* [To do]: Extract the lines from the start through the line that holds "const yMinor = [-10, 10, 30, 50, 70, 90, 110];", both included, omitting all images.

_ _ _ _ _ _ _

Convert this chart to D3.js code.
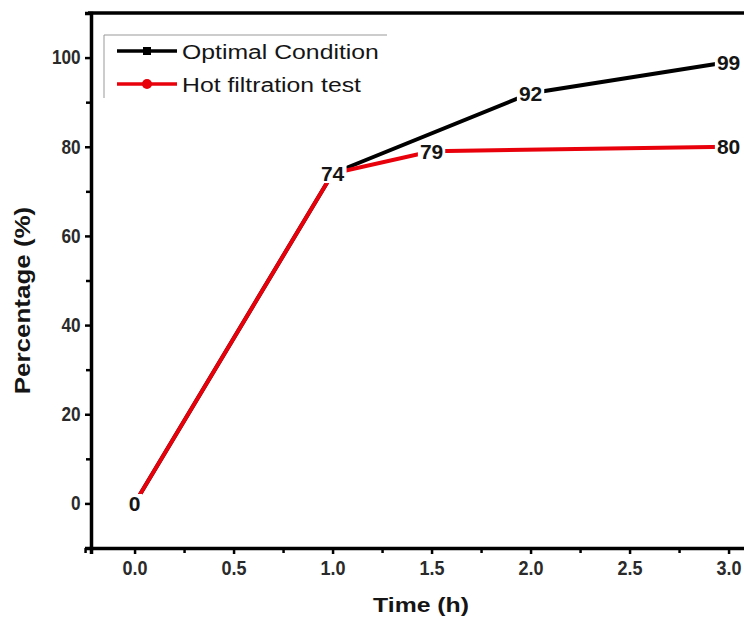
<!DOCTYPE html>
<html>
<head>
<meta charset="utf-8">
<script src="https://cdn.jsdelivr.net/npm/d3@7"></script>
<style>
  html, body { margin: 0; padding: 0; background: #fff; }
  svg { display: block; font-family: Arial, 'Liberation Sans', sans-serif; }
</style>
</head>
<body>
<div id="chart"></div>
<script>
// data
const optimalTime = [0, 1, 2, 3];
const optimalPct = [0, 74, 92, 99];
const hotTime = [0, 1, 1.5, 3];
const hotPct = [0, 74, 79, 80];
const seriesNames = ['Optimal Condition', 'Hot filtration test'];
const seriesColors = ['#000000', '#e8000b'];
const xMajor = [0, 0.5, 1, 1.5, 2, 2.5, 3];
const xMinor = [-0.25, 0.25, 0.75, 1.25, 1.75, 2.25, 2.75, 3.25];
const yMajor = [0, 20, 40, 60, 80, 100];
const yMinor = [-10, 10, 30, 50, 70, 90, 110];

const width = 744;
const height = 618;
const margin = { top: 13, left: 91, bottom: 70 };
const stretch = 1.18; // the source titles are a bit wide

const x = d3.scaleLinear().domain([-0.22, 3.2]).range([margin.left, margin.left + 3.42 * 198]);
const y = d3.scaleLinear().domain([-10, 110]).range([height - margin.bottom, margin.top]);

const svg = d3.select('#chart')
  .append('svg')
  .attr('width', width)
  .attr('height', height);

// minor ticks first, then the major axis over them
svg.append('g')
  .attr('transform', `translate(0,${y(-10)})`)
  .call(d3.axisBottom(x).tickValues(xMinor).tickSize(5).tickFormat(''))
  .call((g) => g.select('.domain').remove())
  .call((g) => g.selectAll('line').attr('stroke-width', 2.5));

svg.append('g')
  .attr('transform', `translate(${x(-0.22)},0)`)
  .call(d3.axisLeft(y).tickValues(yMinor).tickSize(5).tickFormat(''))
  .call((g) => g.select('.domain').remove())
  .call((g) => g.selectAll('line').attr('stroke-width', 2.5));

const xAxis = svg.append('g')
  .attr('transform', `translate(0,${y(-10)})`)
  .call(d3.axisBottom(x).tickValues(xMajor).tickSize(6).tickPadding(7).tickFormat(d3.format('.1f')));

const yAxis = svg.append('g')
  .attr('transform', `translate(${x(-0.22)},0)`)
  .call(d3.axisLeft(y).tickValues(yMajor).tickSize(6).tickPadding(6));

[xAxis, yAxis].forEach((g) => {
  g.attr('font-family', null);
  g.select('.domain').attr('stroke-width', 3.5).attr('stroke', '#000');
  g.selectAll('.tick line').attr('stroke-width', 2.5);
  g.selectAll('.tick text')
    .attr('fill', '#2a2a2a')
    .style('font-size', '20px')
    .style('font-weight', 'bold');
});
// tick digits are tall and narrow in the source
xAxis.selectAll('.tick text').attr('transform', 'scale(0.9,1)');
yAxis.selectAll('.tick text').attr('transform', 'scale(0.86,1)');

// top frame line
svg.append('line')
  .attr('x1', x(-0.22) - 3).attr('x2', width + 10)
  .attr('y1', y(110)).attr('y2', y(110))
  .attr('stroke', '#000')
  .attr('stroke-width', 3.5);

// axis titles
svg.append('text')
  .attr('transform', `translate(421,612) scale(${stretch},1)`)
  .attr('text-anchor', 'middle')
  .style('font-size', '21px')
  .style('font-weight', 'bold')
  .attr('fill', '#151515')
  .text('Time (h)');

svg.append('text')
  .attr('transform', `translate(30,${(y(-10) + y(110)) / 2 + 20}) rotate(-90) scale(${stretch},1)`)
  .attr('text-anchor', 'middle')
  .style('font-size', '22px')
  .style('font-weight', 'bold')
  .attr('fill', '#151515')
  .text('Percentage (%)');

// series
const series = [
  { name: seriesNames[0], color: seriesColors[0], pts: optimalTime.map((t, i) => [t, optimalPct[i]]) },
  { name: seriesNames[1], color: seriesColors[1], pts: hotTime.map((t, i) => [t, hotPct[i]]) },
];

const line = d3.line().x((d) => x(d[0])).y((d) => y(d[1]));

series.forEach((s) => {
  svg.append('path')
    .datum(s.pts)
    .attr('fill', 'none')
    .attr('stroke', s.color)
    .attr('stroke-width', 4)
    .attr('d', line);
});

// value labels with white knockout over points
const labelPts = [];
series.forEach((s) => s.pts.forEach((p) => {
  if (!labelPts.some((q) => q[0] === p[0] && q[1] === p[1])) labelPts.push(p);
}));

const labels = svg.append('g')
  .selectAll('g')
  .data(labelPts)
  .join('g')
  .attr('transform', (d) => `translate(${x(d[0])},${y(d[1])})`);

labels.append('text')
  .attr('text-anchor', 'middle')
  .attr('dy', '0.36em')
  .style('font-size', '21px')
  .style('font-weight', 'bold')
  .attr('fill', '#151515')
  .text((d) => d[1]);

labels.each(function () {
  const g = d3.select(this);
  const b = g.select('text').node().getBBox();
  g.insert('rect', 'text')
    .attr('x', b.x - 2).attr('y', b.y + 2)
    .attr('width', b.width + 4).attr('height', b.height - 4)
    .attr('fill', '#fff');
});

// legend
const legend = svg.append('g');
legend.append('path')
  .attr('d', `M104,98V35H387`)
  .attr('fill', 'none')
  .attr('stroke', '#999')
  .attr('stroke-width', 1);

const items = legend.selectAll('g')
  .data(series)
  .join('g')
  .attr('transform', (d, i) => `translate(0,${51 + i * 33})`);

items.append('line')
  .attr('x1', 117).attr('x2', 177)
  .attr('stroke', (d) => d.color)
  .attr('stroke-width', 3.5);

items.filter((d, i) => i === 0).append('rect')
  .attr('x', 143).attr('y', -4).attr('width', 8).attr('height', 8)
  .attr('fill', '#000');

items.filter((d, i) => i === 1).append('circle')
  .attr('cx', 147).attr('r', 5)
  .attr('fill', seriesColors[1]);

items.append('text')
  .attr('transform', `translate(182,0) scale(${stretch},1)`)
  .attr('dy', '0.36em')
  .style('font-size', '21px')
  .attr('fill', '#151515')
  .text((d) => d.name);
</script>
</body>
</html>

_ _ _ _ _ _ _

* [Expected answer]:
Convert this chart to D3.js code.
<!DOCTYPE html>
<html>
<head>
<meta charset="utf-8">
<script src="https://cdn.jsdelivr.net/npm/d3@7"></script>
<style>
  html, body { margin: 0; padding: 0; background: #fff; }
  svg { display: block; font-family: Arial, 'Liberation Sans', sans-serif; }
</style>
</head>
<body>
<div id="chart"></div>
<script>
// data
const optimalTime = [0, 1, 2, 3];
const optimalPct = [0, 74, 92, 99];
const hotTime = [0, 1, 1.5, 3];
const hotPct = [0, 74, 79, 80];
const seriesNames = ['Optimal Condition', 'Hot filtration test'];
const seriesColors = ['#000000', '#e8000b'];
const xMajor = [0, 0.5, 1, 1.5, 2, 2.5, 3];
const xMinor = [-0.25, 0.25, 0.75, 1.25, 1.75, 2.25, 2.75, 3.25];
const yMajor = [0, 20, 40, 60, 80, 100];
const yMinor = [-10, 10, 30, 50, 70, 90, 110];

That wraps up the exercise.